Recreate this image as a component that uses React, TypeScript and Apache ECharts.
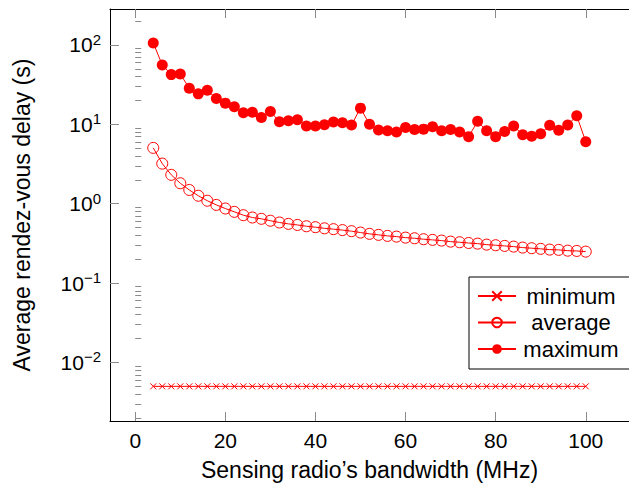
import React, { useEffect, useRef } from "react";
import * as echarts from "echarts";

const bandwidth: number[] = [
  4, 6, 8, 10, 12, 14, 16, 18, 20, 22, 24, 26, 28, 30, 32, 34, 36, 38, 40, 42,
  44, 46, 48, 50, 52, 54, 56, 58, 60, 62, 64, 66, 68, 70, 72, 74, 76, 78, 80,
  82, 84, 86, 88, 90, 92, 94, 96, 98, 100,
];

const minimumDelay: number[] = bandwidth.map(() => 0.005);

const averageDelay: number[] = [
  5.05, 3.2, 2.31, 1.81, 1.49, 1.26, 1.09, 0.966, 0.87, 0.79, 0.717, 0.67,
  0.645, 0.61, 0.58, 0.557, 0.54, 0.52, 0.506, 0.49, 0.478, 0.465, 0.451,
  0.433, 0.417, 0.405, 0.393, 0.385, 0.374, 0.367, 0.357, 0.35, 0.343, 0.333,
  0.327, 0.32, 0.314, 0.305, 0.3, 0.294, 0.288, 0.28, 0.275, 0.27, 0.264,
  0.262, 0.256, 0.254, 0.249,
];

const maximumDelay: number[] = [
  106, 56, 42.3, 43, 28.5, 24.2, 26.9, 21.1, 18.5, 16.6, 14.0, 14.2, 12.2,
  14.5, 10.8, 11.1, 11.4, 9.55, 9.55, 9.9, 10.7, 10.5, 9.8, 16.0, 10.0, 8.5,
  8.3, 8.0, 9.1, 8.6, 8.7, 9.3, 8.3, 8.6, 8.0, 7.0, 10.9, 8.3, 7.0, 8.1, 9.55,
  7.4, 7.1, 7.6, 9.75, 8.4, 9.8, 12.8, 6.05,
];

const xTicks: number[] = [0, 20, 40, 60, 80, 100];
const yMajorTicks: number[] = [0.01, 0.1, 1, 10, 100];
const yMinorTicks: number[] = [
  0.002, 0.003, 0.004, 0.005, 0.006, 0.007, 0.008, 0.009,
  0.02, 0.03, 0.04, 0.05, 0.06, 0.07, 0.08, 0.09,
  0.2, 0.3, 0.4, 0.5, 0.6, 0.7, 0.8, 0.9,
  2, 3, 4, 5, 6, 7, 8, 9,
  20, 30, 40, 50, 60, 70, 80, 90,
  200,
];

const seriesNames = ["minimum", "average", "maximum"];

const X_MIN = -5.6;
const X_MAX = 109.6;
const Y_MIN = 0.00183;
const Y_MAX = 283.8;

const FONT = "Liberation Sans";
const RED = "#ff0000";
const TICK_GRAY = "#8a8a8a";

export default function App() {
  const ref = useRef<HTMLDivElement>(null);

  useEffect(() => {
    if (!ref.current) return;
    const chart = echarts.init(ref.current, undefined, { renderer: "svg" });

    const pairs = (ys: number[]) => bandwidth.map((x, i) => [x, ys[i]]);

    const supText = (v: number) => {
      const e = Math.round(Math.log10(v));
      return e < 0 ? "\u2212" + Math.abs(e) : String(e);
    };

    chart.setOption({
      animation: false,
      textStyle: { fontFamily: FONT },
      grid: { left: 110, top: 9, right: -4, bottom: 66, containLabel: false },
      legend: {
        left: 469,
        top: 277,
        orient: "vertical",
        data: seriesNames,
        itemWidth: 38,
        itemHeight: 12,
        itemGap: 4.5,
        padding: [8, 20, 9, 8],
        borderColor: "#000",
        borderWidth: 1,
        backgroundColor: "#fff",
        selectedMode: false,
        formatter: (name: string) => `{c|${name}}`,
        textStyle: {
          rich: {
            c: {
              width: 100,
              align: "center",
              fontSize: 22,
              lineHeight: 22,
              fontFamily: FONT,
              color: "#000",
            },
          },
        },
      },
      xAxis: [
        {
          type: "value",
          position: "bottom",
          min: X_MIN,
          max: X_MAX,
          name: "Sensing radio\u2019s bandwidth (MHz)",
          nameLocation: "middle",
          nameGap: 37,
          nameTextStyle: { fontSize: 23, color: "#000", fontFamily: FONT },
          axisLine: { show: true, onZero: false, lineStyle: { color: "#000", width: 1 } },
          axisTick: {
            show: true,
            inside: true,
            length: 9,
            customValues: xTicks,
            lineStyle: { color: TICK_GRAY, width: 1 },
          },
          axisLabel: {
            show: true,
            customValues: xTicks,
            margin: 9,
            fontSize: 21,
            color: "#000",
            fontFamily: FONT,
          },
          splitLine: { show: false },
        },
        {
          type: "value",
          position: "top",
          min: X_MIN,
          max: X_MAX,
          axisLine: { show: true, onZero: false, lineStyle: { color: "#000", width: 1 } },
          axisTick: {
            show: true,
            inside: true,
            length: 9,
            customValues: xTicks,
            lineStyle: { color: TICK_GRAY, width: 1 },
          },
          axisLabel: { show: false },
          splitLine: { show: false },
        },
      ],
      yAxis: [
        {
          type: "log",
          logBase: 10,
          position: "left",
          min: Y_MIN,
          max: Y_MAX,
          name: "Average rendez-vous delay (s)",
          nameLocation: "middle",
          nameGap: 77,
          nameRotate: 90,
          nameTextStyle: { fontSize: 23, color: "#000", fontFamily: FONT },
          axisLine: { show: true, onZero: false, lineStyle: { color: "#000", width: 1 } },
          axisTick: {
            show: true,
            inside: true,
            length: 9,
            customValues: yMajorTicks,
            lineStyle: { color: TICK_GRAY, width: 1 },
          },
          axisLabel: {
            show: true,
            customValues: yMajorTicks,
            margin: 9,
            formatter: (v: number) => `{b|10}{s|${supText(v)}}`,
            rich: {
              b: { fontSize: 21, lineHeight: 26, color: "#000", fontFamily: FONT },
              s: {
                fontSize: 15,
                lineHeight: 16,
                verticalAlign: "top",
                color: "#000",
                fontFamily: FONT,
              },
            },
          },
          splitLine: { show: false },
        },
        {
          type: "log",
          logBase: 10,
          position: "left",
          min: Y_MIN,
          max: Y_MAX,
          axisLine: { show: false },
          axisTick: {
            show: true,
            inside: true,
            length: 6,
            customValues: yMinorTicks,
            lineStyle: { color: TICK_GRAY, width: 1 },
          },
          axisLabel: { show: false },
          splitLine: { show: false },
        },
      ],
      series: [
        {
          name: "minimum",
          type: "line",
          data: pairs(minimumDelay),
          symbol: "path://M0,0L10,10M10,0L0,10",
          symbolSize: 6,
          lineStyle: { color: RED, width: 1 },
          itemStyle: { color: RED, borderColor: RED, borderWidth: 1 },
          z: 3,
        },
        {
          name: "average",
          type: "line",
          data: pairs(averageDelay),
          symbol: "circle",
          symbolSize: 11,
          showAllSymbol: true,
          lineStyle: { color: RED, width: 1 },
          itemStyle: { color: "rgba(255,255,255,0)", borderColor: RED, borderWidth: 1 },
          z: 3,
        },
        {
          name: "maximum",
          type: "line",
          data: pairs(maximumDelay),
          symbol: "circle",
          symbolSize: 11,
          showAllSymbol: true,
          lineStyle: { color: RED, width: 1 },
          itemStyle: { color: RED, borderColor: RED, borderWidth: 0 },
          z: 3,
        },
      ],
    });

    return () => chart.dispose();
  }, []);

  return (
    <div
      ref={ref}
      style={{ position: "absolute", left: 0, top: 0, width: 629, height: 487 }}
    />
  );
}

◆ Task prompt: Exactly as written, return every line of the listing, but not the pictures.

◆ Result:
Recreate this image as a component that uses React, TypeScript and Apache ECharts.
import React, { useEffect, useRef } from "react";
import * as echarts from "echarts";

const bandwidth: number[] = [
  4, 6, 8, 10, 12, 14, 16, 18, 20, 22, 24, 26, 28, 30, 32, 34, 36, 38, 40, 42,
  44, 46, 48, 50, 52, 54, 56, 58, 60, 62, 64, 66, 68, 70, 72, 74, 76, 78, 80,
  82, 84, 86, 88, 90, 92, 94, 96, 98, 100,
];

const minimumDelay: number[] = bandwidth.map(() => 0.005);

const averageDelay: number[] = [
  5.05, 3.2, 2.31, 1.81, 1.49, 1.26, 1.09, 0.966, 0.87, 0.79, 0.717, 0.67,
  0.645, 0.61, 0.58, 0.557, 0.54, 0.52, 0.506, 0.49, 0.478, 0.465, 0.451,
  0.433, 0.417, 0.405, 0.393, 0.385, 0.374, 0.367, 0.357, 0.35, 0.343, 0.333,
  0.327, 0.32, 0.314, 0.305, 0.3, 0.294, 0.288, 0.28, 0.275, 0.27, 0.264,
  0.262, 0.256, 0.254, 0.249,
];

const maximumDelay: number[] = [
  106, 56, 42.3, 43, 28.5, 24.2, 26.9, 21.1, 18.5, 16.6, 14.0, 14.2, 12.2,
  14.5, 10.8, 11.1, 11.4, 9.55, 9.55, 9.9, 10.7, 10.5, 9.8, 16.0, 10.0, 8.5,
  8.3, 8.0, 9.1, 8.6, 8.7, 9.3, 8.3, 8.6, 8.0, 7.0, 10.9, 8.3, 7.0, 8.1, 9.55,
  7.4, 7.1, 7.6, 9.75, 8.4, 9.8, 12.8, 6.05,
];

const xTicks: number[] = [0, 20, 40, 60, 80, 100];
const yMajorTicks: number[] = [0.01, 0.1, 1, 10, 100];
const yMinorTicks: number[] = [
  0.002, 0.003, 0.004, 0.005, 0.006, 0.007, 0.008, 0.009,
  0.02, 0.03, 0.04, 0.05, 0.06, 0.07, 0.08, 0.09,
  0.2, 0.3, 0.4, 0.5, 0.6, 0.7, 0.8, 0.9,
  2, 3, 4, 5, 6, 7, 8, 9,
  20, 30, 40, 50, 60, 70, 80, 90,
  200,
];

const seriesNames = ["minimum", "average", "maximum"];

const X_MIN = -5.6;
const X_MAX = 109.6;
const Y_MIN = 0.00183;
const Y_MAX = 283.8;

const FONT = "Liberation Sans";
const RED = "#ff0000";
const TICK_GRAY = "#8a8a8a";

export default function App() {
  const ref = useRef<HTMLDivElement>(null);

  useEffect(() => {
    if (!ref.current) return;
    const chart = echarts.init(ref.current, undefined, { renderer: "svg" });

    const pairs = (ys: number[]) => bandwidth.map((x, i) => [x, ys[i]]);

    const supText = (v: number) => {
      const e = Math.round(Math.log10(v));
      return e < 0 ? "\u2212" + Math.abs(e) : String(e);
    };

    chart.setOption({
      animation: false,
      textStyle: { fontFamily: FONT },
      grid: { left: 110, top: 9, right: -4, bottom: 66, containLabel: false },
      legend: {
        left: 469,
        top: 277,
        orient: "vertical",
        data: seriesNames,
        itemWidth: 38,
        itemHeight: 12,
        itemGap: 4.5,
        padding: [8, 20, 9, 8],
        borderColor: "#000",
        borderWidth: 1,
        backgroundColor: "#fff",
        selectedMode: false,
        formatter: (name: string) => `{c|${name}}`,
        textStyle: {
          rich: {
            c: {
              width: 100,
              align: "center",
              fontSize: 22,
              lineHeight: 22,
              fontFamily: FONT,
              color: "#000",
            },
          },
        },
      },
      xAxis: [
        {
          type: "value",
          position: "bottom",
          min: X_MIN,
          max: X_MAX,
          name: "Sensing radio\u2019s bandwidth (MHz)",
          nameLocation: "middle",
          nameGap: 37,
          nameTextStyle: { fontSize: 23, color: "#000", fontFamily: FONT },
          axisLine: { show: true, onZero: false, lineStyle: { color: "#000", width: 1 } },
          axisTick: {
            show: true,
            inside: true,
            length: 9,
            customValues: xTicks,
            lineStyle: { color: TICK_GRAY, width: 1 },
          },
          axisLabel: {
            show: true,
            customValues: xTicks,
            margin: 9,
            fontSize: 21,
            color: "#000",
            fontFamily: FONT,
          },
          splitLine: { show: false },
        },
        {
          type: "value",
          position: "top",
          min: X_MIN,
          max: X_MAX,
          axisLine: { show: true, onZero: false, lineStyle: { color: "#000", width: 1 } },
          axisTick: {
            show: true,
            inside: true,
            length: 9,
            customValues: xTicks,
            lineStyle: { color: TICK_GRAY, width: 1 },
          },
          axisLabel: { show: false },
          splitLine: { show: false },
        },
      ],
      yAxis: [
        {
          type: "log",
          logBase: 10,
          position: "left",
          min: Y_MIN,
          max: Y_MAX,
          name: "Average rendez-vous delay (s)",
          nameLocation: "middle",
          nameGap: 77,
          nameRotate: 90,
          nameTextStyle: { fontSize: 23, color: "#000", fontFamily: FONT },
          axisLine: { show: true, onZero: false, lineStyle: { color: "#000", width: 1 } },
          axisTick: {
            show: true,
            inside: true,
            length: 9,
            customValues: yMajorTicks,
            lineStyle: { color: TICK_GRAY, width: 1 },
          },
          axisLabel: {
            show: true,
            customValues: yMajorTicks,
            margin: 9,
            formatter: (v: number) => `{b|10}{s|${supText(v)}}`,
            rich: {
              b: { fontSize: 21, lineHeight: 26, color: "#000", fontFamily: FONT },
              s: {
                fontSize: 15,
                lineHeight: 16,
                verticalAlign: "top",
                color: "#000",
                fontFamily: FONT,
              },
            },
          },
          splitLine: { show: false },
        },
        {
          type: "log",
          logBase: 10,
          position: "left",
          min: Y_MIN,
          max: Y_MAX,
          axisLine: { show: false },
          axisTick: {
            show: true,
            inside: true,
            length: 6,
            customValues: yMinorTicks,
            lineStyle: { color: TICK_GRAY, width: 1 },
          },
          axisLabel: { show: false },
          splitLine: { show: false },
        },
      ],
      series: [
        {
          name: "minimum",
          type: "line",
          data: pairs(minimumDelay),
          symbol: "path://M0,0L10,10M10,0L0,10",
          symbolSize: 6,
          lineStyle: { color: RED, width: 1 },
          itemStyle: { color: RED, borderColor: RED, borderWidth: 1 },
          z: 3,
        },
        {
          name: "average",
          type: "line",
          data: pairs(averageDelay),
          symbol: "circle",
          symbolSize: 11,
          showAllSymbol: true,
          lineStyle: { color: RED, width: 1 },
          itemStyle: { color: "rgba(255,255,255,0)", borderColor: RED, borderWidth: 1 },
          z: 3,
        },
        {
          name: "maximum",
          type: "line",
          data: pairs(maximumDelay),
          symbol: "circle",
          symbolSize: 11,
          showAllSymbol: true,
          lineStyle: { color: RED, width: 1 },
          itemStyle: { color: RED, borderColor: RED, borderWidth: 0 },
          z: 3,
        },
      ],
    });

    return () => chart.dispose();
  }, []);

  return (
    <div
      ref={ref}
      style={{ position: "absolute", left: 0, top: 0, width: 629, height: 487 }}
    />
  );
}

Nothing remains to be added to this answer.